Yesterday, the Marlboro maker reported third-quarter revenue of $9.91 billion, up 8.4% year over year, beating the consensus of $9.69 billion.
Smith writes that growth in smoke-free products is driving both organic revenue growth and margin expansion.
Net revenues increased by 11.6% on an organic basis, mainly reflecting a favorable pricing variance, primarily due to higher combustible tobacco pricing, and a favorable volume/mix, mainly driven by higher smoke-free product volume.
Per Smith, there is a strong argument for owning the stock, thanks to the impressive and accelerating growth of IQOS and ZYN brands, which supports robust long-term business expansion.
The analyst highlighted that market share is growing steadily in important regions like Japan and Europe, with Europe’s share hitting 9.5% this quarter.
Most of the flavor bans in Europe are now in place, and Smith adds that the rebound in in-market sales (IMS) and market share shows promising growth potential for IQOS in the region.

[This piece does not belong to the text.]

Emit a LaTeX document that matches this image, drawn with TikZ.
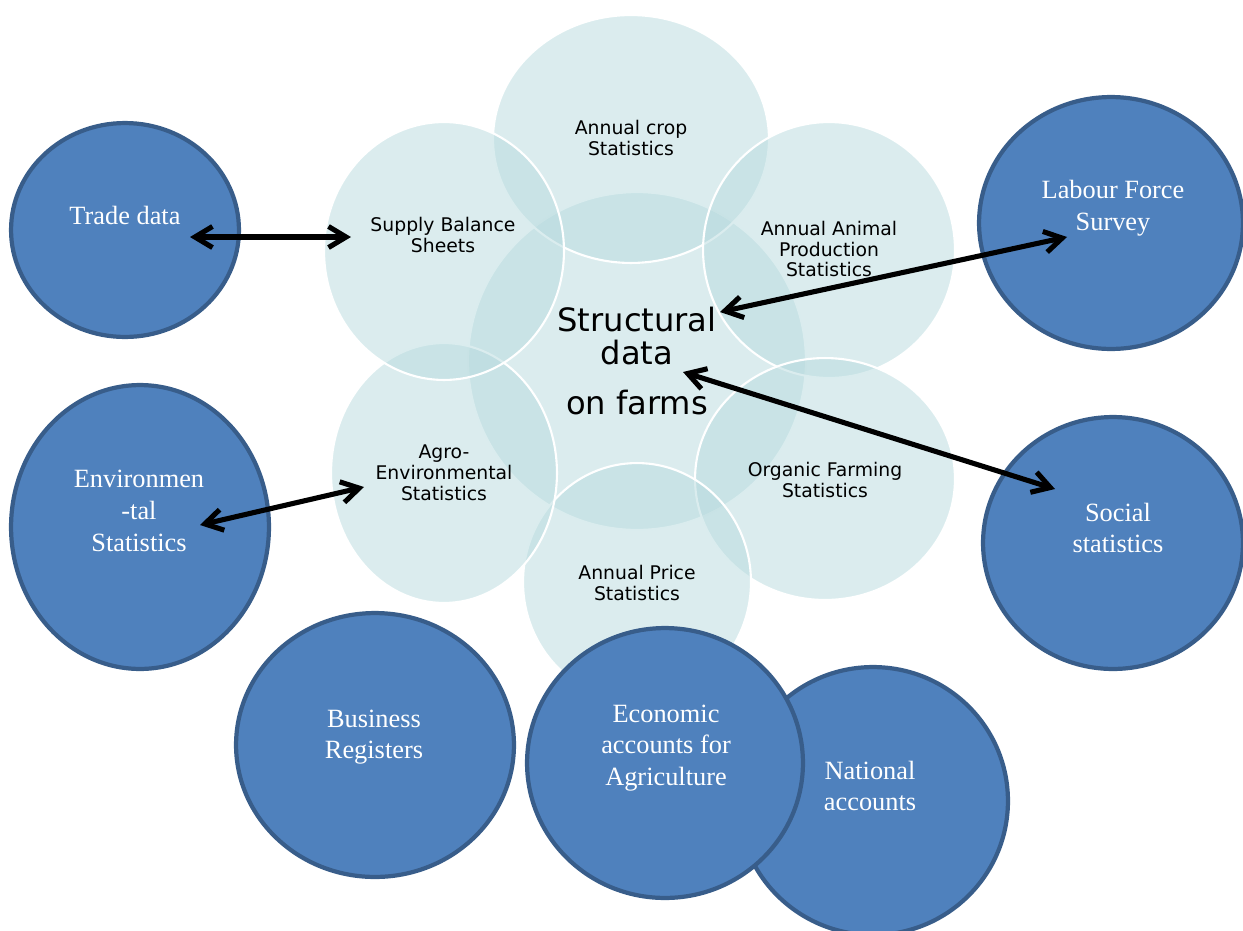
\documentclass[tikz,border=0pt]{standalone}
\usepackage{fontspec}
\setmainfont{Liberation Serif}
\newfontfamily\verdana{DejaVu Sans}
\usetikzlibrary{shapes.geometric,arrows.meta}

\definecolor{paleaqua}{RGB}{183,218,222}
\definecolor{boxblue}{RGB}{79,129,189}
\definecolor{rimblue}{RGB}{56,93,138}

\tikzset{
  span/.style 2 args={minimum width=#1*0.04cm, minimum height=#2*0.04cm},
  pale/.style={ellipse, inner sep=0pt, fill=paleaqua, fill opacity=0.5, draw=white, line width=1.2pt},
  dark/.style={ellipse, inner sep=0pt, fill=boxblue, draw=rimblue, line width=2.4pt},
  paletext/.style={font=\verdana\fontsize{10.7}{11.9}\selectfont, align=center},
  darktext/.style={font=\fontsize{15}{18}\selectfont, text=white, align=center},
  link/.style={{Straight Barb[length=10pt,width=12pt]}-{Straight Barb[length=10pt,width=12pt]}, line width=2.9pt}
}

\begin{document}
\begin{tikzpicture}[x=0.02cm, y=-0.02cm]
  \useasboundingbox (0,0) rectangle (1243,930);

  % overlapping pale circles, core first
  \foreach \n/\x/\y/\rx/\ry in {core/637/361/169/169, crop/631/139/138/124, animal/829/250/126/128,
      organic/825/479/130/121, price/637/582/114/119, agro/444/473/113/130, supply/444/251/120/129}
    \node[pale, span={\rx}{\ry}] (\n) at (\x,\y) {};

  \node[paletext] (crop-txt) at (631,138) {Annual crop\\Statistics};
  \node[paletext] (supply-txt) at (443,235) {Supply Balance\\Sheets};
  \node[paletext] (animal-txt) at (829,249) {Annual Animal\\Production\\Statistics};
  \node[paletext] (agro-txt) at (444,473) {Agro-\\Environmental\\Statistics};
  \node[paletext] (organic-txt) at (825,480) {Organic Farming\\Statistics};
  \node[paletext] (price-txt) at (637,583) {Annual Price\\Statistics};
  \node[align=center, font=\verdana\fontsize{18.3}{18.7}\selectfont] (core-txt) at (637,361)
    {Structural\\data\\[9.7pt]on farms};

  % outer blue circles
  \foreach \n/\x/\y/\rx/\ry in {trade/125/230/114/107, labour/1111/223/132/126, env/140/527/129/142,
      social/1113/543/130/126, business/375/745/139/132, national/873/801/135/134, econ/665/763/138/135}
    \node[dark, span={\rx}{\ry}] (\n) at (\x,\y) {};

  \node[darktext] (trade-txt) at (125,215) {Trade data};
  \node[darktext] (labour-txt) at (1113,208) {Labour Force\\Survey};
  \node[darktext] (env-txt) at (139,511) {Environmen\\-tal\\Statistics};
  \node[darktext] (social-txt) at (1118,528) {Social\\statistics};
  \node[darktext] (business-txt) at (374,737) {Business\\Registers};
  \node[darktext] (econ-txt) at (666,748) {Economic\\accounts for\\Agriculture};
  \node[darktext] (national-txt) at (870,786) {National\\accounts};

  % arrow ends
  \coordinate (trade-in) at (190,237);
  \coordinate (supply-in) at (351,237);
  \coordinate (core-a) at (720,312);
  \coordinate (labour-in) at (1067,237);
  \coordinate (core-b) at (683,372);
  \coordinate (social-in) at (1055,489);
  \coordinate (env-in) at (200,525);
  \coordinate (agro-in) at (364,487);

  \draw[link] (trade-in) -- (supply-in);
  \draw[link] (core-a) -- (labour-in);
  \draw[link] (core-b) -- (social-in);
  \draw[link] (env-in) -- (agro-in);
\end{tikzpicture}
\end{document}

Philip Morris has raised the low end of its U.S. ZYN volume outlook for 2024, now expecting 570 to 580 million cans, which is an increase of 10 million at the low end. The analyst estimates a total of 579 million cans, reflecting over 50% growth.
For 2025, the analyst estimates 9.5% EPS growth, driven by 8% organic revenue growth and margin expansion from smoke-free products.
This includes a 10% increase in organic operating profit, supported by volume growth and over 7 percentage points from price/mix contributions.
Price Action: PM shares are trading lower by 0.36% to $130.94 at last check Wednesday.